I wanted to slack off-even for a couple of hours.
I was having this kind of ‘odd’ feeling that I should run to you. Looking back, you hurt me the way he did. So, I’m actually stopping myself to do crazy stuff..again and again.
9:00 PM
My phone beeped. An sms from you-hell yeah, did you ever read my mind? You wanted me to come over to our usual place to chillax and have fun. It took me a minute to fully pick the path I’ll be taking-north or south?
I chose North.
I was thinking of an aliby and I wanted to be there to where you are.
Nope. I stayed firm with my decision-stay away.
I had fun seeing Arlan and Rose-had a good laughs as we watched the movie Vampire Sucks.
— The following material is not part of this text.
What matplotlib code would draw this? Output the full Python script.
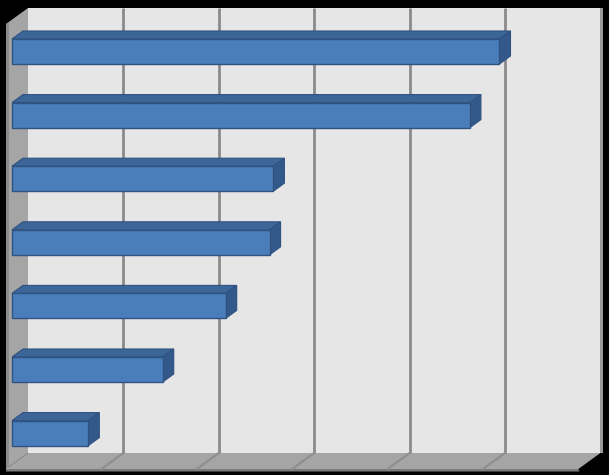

Luckily, I managed to vent it out with the help of my friends of course.
My phone kept of beeping every now and then-asking me where am I and you are willing to wait, just to see me.
They knew that I’m up to something and well, I got an advice and of course whatever I do, it will all be up to me.
I remembered what happened on Oct. 4, 2009.
No. I just came from a not so good experience this week and meeting you might double the pain I’m dealing with.
3:00 AM
Baclaran. Believe it or not, I paid for the fare to where he was. No ‘what if’ moments keeps on running inside my head.
4:30 AM
Dasmariñas. When I got there, I was really scared and my heartbeat was beating so fast. For the first time, I did ask for a sign.
He wasn’t there anymore.
Good. Seeing him that night might lead me to do things which can take me (again) to complicated life.
Besides, I wanted to have his memories as it is. I’m up to something and I don’t want him to become part of it.
Maybe life wanted me to keep him as the man, I used to love.